▶ _INSTRUCTION_:
Copy all the data exactly, except the pictures.

▶ _RECORDED INFORMATION_:
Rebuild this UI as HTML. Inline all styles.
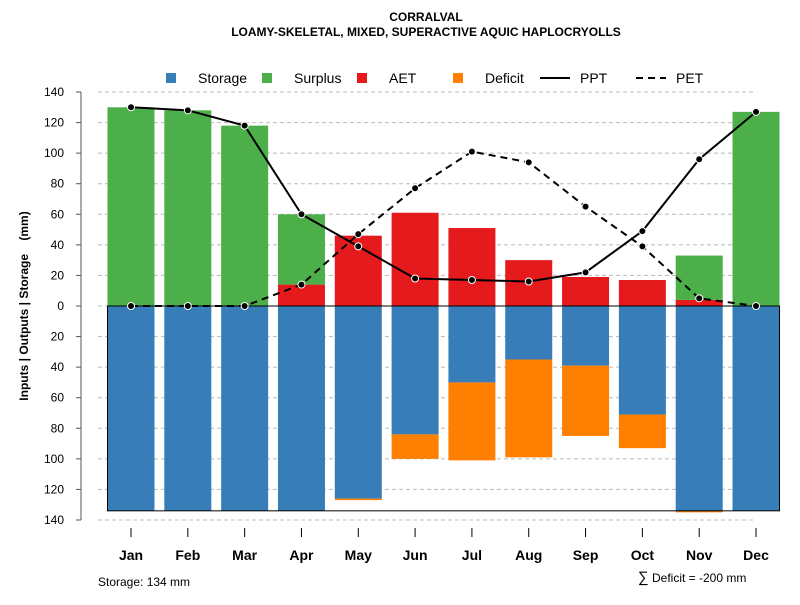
<!DOCTYPE html>
<html><head><meta charset="utf-8"><style>
body{margin:0;background:#fff;font-family:"Liberation Sans",sans-serif}
svg text{font-family:"Liberation Sans",sans-serif}
</style></head><body>
<svg id="c" width="800" height="600" xmlns="http://www.w3.org/2000/svg">
<text x="426" y="21" text-anchor="middle" font-size="12" font-weight="bold">CORRALVAL</text>
<text x="426" y="36" text-anchor="middle" font-size="12" font-weight="bold">LOAMY-SKELETAL, MIXED, SUPERACTIVE AQUIC HAPLOCRYOLLS</text>
<text transform="translate(28,306) rotate(-90)" text-anchor="middle" font-size="12" font-weight="bold">Inputs | Outputs | Storage &#160;&#160;&#160;(mm)</text>
<text x="98" y="586" font-size="12">Storage: 134 mm</text>
<text x="638" y="582" font-size="15">∑</text>
<text x="652" y="582" font-size="12">Deficit = -200 mm</text>
<g id="legend">
<g><rect x="166" y="73" width="10" height="10" fill="#377EB8"/><text x="198" y="83" font-size="14">Storage</text></g>
<g><rect x="262" y="73" width="10" height="10" fill="#4DAF4A"/><text x="294" y="83" font-size="14">Surplus</text></g>
<g><rect x="357" y="73" width="10" height="10" fill="#E41A1C"/><text x="389" y="83" font-size="14">AET</text></g>
<g><rect x="453" y="73" width="10" height="10" fill="#FF7F00"/><text x="485" y="83" font-size="14">Deficit</text></g>
<g><line x1="540" y1="78" x2="570" y2="78" stroke="#000" stroke-width="2"/><text x="580" y="83" font-size="14">PPT</text></g>
<g><line x1="636" y1="78" x2="666" y2="78" stroke="#000" stroke-width="2" stroke-dasharray="7,5"/><text x="676" y="83" font-size="14">PET</text></g>
</g>
<g id="grid"></g><g id="bars"></g><g id="lines"></g><g id="axes"></g>
</svg>
<script>
const months=["Jan","Feb","Mar","Apr","May","Jun","Jul","Aug","Sep","Oct","Nov","Dec"];
const storage=[134,134,134,134,126,84,50,35,39,71,134,134];
const deficit=[0,0,0,0,1,16,51,64,46,22,1,0];
const aet=[0,0,0,14,46,61,51,30,19,17,4,0];
const surplus=[130,128,118,46,0,0,0,0,0,0,29,127];
const ppt=[130,128,118,60,39,18,17,16,22,49,96,127];
const pet=[0,0,0,14,47,77,101,94,65,39,5,0];
const yTicks=[140,120,100,80,60,40,20,0,20,40,60,80,100,120,140];
const yTickVals=[140,120,100,80,60,40,20,0,-20,-40,-60,-80,-100,-120,-140];
const awc=134;
const NS="http://www.w3.org/2000/svg";
const y=v=>306-v*(214/140);
const x=i=>131+i*56.82;
const bw=47;
function mk(p,t,a){const e=document.createElementNS(NS,t);for(const k in a)e.setAttribute(k,a[k]);p.appendChild(e);return e;}
const G=document.getElementById('grid'),B=document.getElementById('bars'),L=document.getElementById('lines'),A=document.getElementById('axes');
yTickVals.forEach((v,i)=>{
 const g=mk(G,'line',{x1:98,x2:756,y1:y(v),y2:y(v),stroke:'#bbb','stroke-dasharray':'4,3'});
 
 
 const t=mk(A,'line',{x1:76,x2:81,y1:y(v),y2:y(v),stroke:'#555'});
 
 
 const l=mk(A,'text',{x:64,y:y(v)+4,'text-anchor':'end','font-size':12});
 l.textContent=yTicks[i];
 
 
});
mk(A,'line',{x1:81,x2:81,y1:y(140),y2:y(-140),stroke:'#555'});
months.forEach((m,i)=>{
 const cx=x(i),x0=cx-bw/2;
 let r=mk(B,'rect',{x:x0,y:y(0),width:bw,height:y(-storage[i])-y(0),fill:'#377EB8'});
 
 
 if(deficit[i]>0){r=mk(B,'rect',{x:x0,y:y(-storage[i]),width:bw,height:y(-storage[i]-deficit[i])-y(-storage[i]),fill:'#FF7F00'});
 
 }
 if(aet[i]>0){r=mk(B,'rect',{x:x0,y:y(aet[i]),width:bw,height:y(0)-y(aet[i]),fill:'#E41A1C'});
 
 }
 if(surplus[i]>0){r=mk(B,'rect',{x:x0,y:y(aet[i]+surplus[i]),width:bw,height:y(aet[i])-y(aet[i]+surplus[i]),fill:'#4DAF4A'});
 
 }
 const t=mk(A,'line',{x1:cx,x2:cx,y1:528,y2:537,stroke:'#000'});
 
 
 const l=mk(A,'text',{x:cx,y:560,'text-anchor':'middle','font-size':14,'font-weight':'bold'});
 l.textContent=m;
 
 
});
const box=mk(B,'rect',{x:x(0)-bw/2,y:y(0),width:x(11)+bw/2-(x(0)-bw/2),height:y(-awc)-y(0),fill:'none',stroke:'#000','stroke-width':1});


function series(arr,name,dash){
 const p=mk(L,'polyline',{points:arr.map((v,i)=>x(i)+','+y(v)).join(' '),fill:'none',stroke:'#000','stroke-width':2,'stroke-dasharray':dash});
 
 
 arr.forEach((v,i)=>{const c=mk(L,'circle',{cx:x(i),cy:y(v),r:3.5,fill:'#000',stroke:'#fff','stroke-width':1});
 
 });
}
series(pet,'pet','7,5');
series(ppt,'ppt','none');
</script>
</body></html>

▶ _RESPONSE TO THIS EXERCISE_:
Rebuild this UI as HTML. Inline all styles.
<!DOCTYPE html>
<html><head><meta charset="utf-8"><style>
body{margin:0;background:#fff;font-family:"Liberation Sans",sans-serif}
svg text{font-family:"Liberation Sans",sans-serif}
</style></head><body>
<svg id="c" width="800" height="600" xmlns="http://www.w3.org/2000/svg">
<text x="426" y="21" text-anchor="middle" font-size="12" font-weight="bold">CORRALVAL</text>
<text x="426" y="36" text-anchor="middle" font-size="12" font-weight="bold">LOAMY-SKELETAL, MIXED, SUPERACTIVE AQUIC HAPLOCRYOLLS</text>
<text transform="translate(28,306) rotate(-90)" text-anchor="middle" font-size="12" font-weight="bold">Inputs | Outputs | Storage &#160;&#160;&#160;(mm)</text>
<text x="98" y="586" font-size="12">Storage: 134 mm</text>
<text x="638" y="582" font-size="15">∑</text>
<text x="652" y="582" font-size="12">Deficit = -200 mm</text>
<g id="legend">
<g><rect x="166" y="73" width="10" height="10" fill="#377EB8"/><text x="198" y="83" font-size="14">Storage</text></g>
<g><rect x="262" y="73" width="10" height="10" fill="#4DAF4A"/><text x="294" y="83" font-size="14">Surplus</text></g>
<g><rect x="357" y="73" width="10" height="10" fill="#E41A1C"/><text x="389" y="83" font-size="14">AET</text></g>
<g><rect x="453" y="73" width="10" height="10" fill="#FF7F00"/><text x="485" y="83" font-size="14">Deficit</text></g>
<g><line x1="540" y1="78" x2="570" y2="78" stroke="#000" stroke-width="2"/><text x="580" y="83" font-size="14">PPT</text></g>
<g><line x1="636" y1="78" x2="666" y2="78" stroke="#000" stroke-width="2" stroke-dasharray="7,5"/><text x="676" y="83" font-size="14">PET</text></g>
</g>
<g id="grid"></g><g id="bars"></g><g id="lines"></g><g id="axes"></g>
</svg>
<script>
const months=["Jan","Feb","Mar","Apr","May","Jun","Jul","Aug","Sep","Oct","Nov","Dec"];
const storage=[134,134,134,134,126,84,50,35,39,71,134,134];
const deficit=[0,0,0,0,1,16,51,64,46,22,1,0];
const aet=[0,0,0,14,46,61,51,30,19,17,4,0];
const surplus=[130,128,118,46,0,0,0,0,0,0,29,127];
const ppt=[130,128,118,60,39,18,17,16,22,49,96,127];
const pet=[0,0,0,14,47,77,101,94,65,39,5,0];
const yTicks=[140,120,100,80,60,40,20,0,20,40,60,80,100,120,140];
const yTickVals=[140,120,100,80,60,40,20,0,-20,-40,-60,-80,-100,-120,-140];
const awc=134;
const NS="http://www.w3.org/2000/svg";
const y=v=>306-v*(214/140);
const x=i=>131+i*56.82;
const bw=47;
function mk(p,t,a){const e=document.createElementNS(NS,t);for(const k in a)e.setAttribute(k,a[k]);p.appendChild(e);return e;}
const G=document.getElementById('grid'),B=document.getElementById('bars'),L=document.getElementById('lines'),A=document.getElementById('axes');
yTickVals.forEach((v,i)=>{
 const g=mk(G,'line',{x1:98,x2:756,y1:y(v),y2:y(v),stroke:'#bbb','stroke-dasharray':'4,3'});
 
 
 const t=mk(A,'line',{x1:76,x2:81,y1:y(v),y2:y(v),stroke:'#555'});
 
 
 const l=mk(A,'text',{x:64,y:y(v)+4,'text-anchor':'end','font-size':12});
 l.textContent=yTicks[i];
 
 
});
mk(A,'line',{x1:81,x2:81,y1:y(140),y2:y(-140),stroke:'#555'});
months.forEach((m,i)=>{
 const cx=x(i),x0=cx-bw/2;
 let r=mk(B,'rect',{x:x0,y:y(0),width:bw,height:y(-storage[i])-y(0),fill:'#377EB8'});
 
 
 if(deficit[i]>0){r=mk(B,'rect',{x:x0,y:y(-storage[i]),width:bw,height:y(-storage[i]-deficit[i])-y(-storage[i]),fill:'#FF7F00'});
 
 }
 if(aet[i]>0){r=mk(B,'rect',{x:x0,y:y(aet[i]),width:bw,height:y(0)-y(aet[i]),fill:'#E41A1C'});
 
 }
 if(surplus[i]>0){r=mk(B,'rect',{x:x0,y:y(aet[i]+surplus[i]),width:bw,height:y(aet[i])-y(aet[i]+surplus[i]),fill:'#4DAF4A'});
 
 }
 const t=mk(A,'line',{x1:cx,x2:cx,y1:528,y2:537,stroke:'#000'});
 
 
 const l=mk(A,'text',{x:cx,y:560,'text-anchor':'middle','font-size':14,'font-weight':'bold'});
 l.textContent=m;
 
 
});
const box=mk(B,'rect',{x:x(0)-bw/2,y:y(0),width:x(11)+bw/2-(x(0)-bw/2),height:y(-awc)-y(0),fill:'none',stroke:'#000','stroke-width':1});


function series(arr,name,dash){
 const p=mk(L,'polyline',{points:arr.map((v,i)=>x(i)+','+y(v)).join(' '),fill:'none',stroke:'#000','stroke-width':2,'stroke-dasharray':dash});
 
 
 arr.forEach((v,i)=>{const c=mk(L,'circle',{cx:x(i),cy:y(v),r:3.5,fill:'#000',stroke:'#fff','stroke-width':1});
 
 });
}
series(pet,'pet','7,5');
series(ppt,'ppt','none');
</script>
</body></html>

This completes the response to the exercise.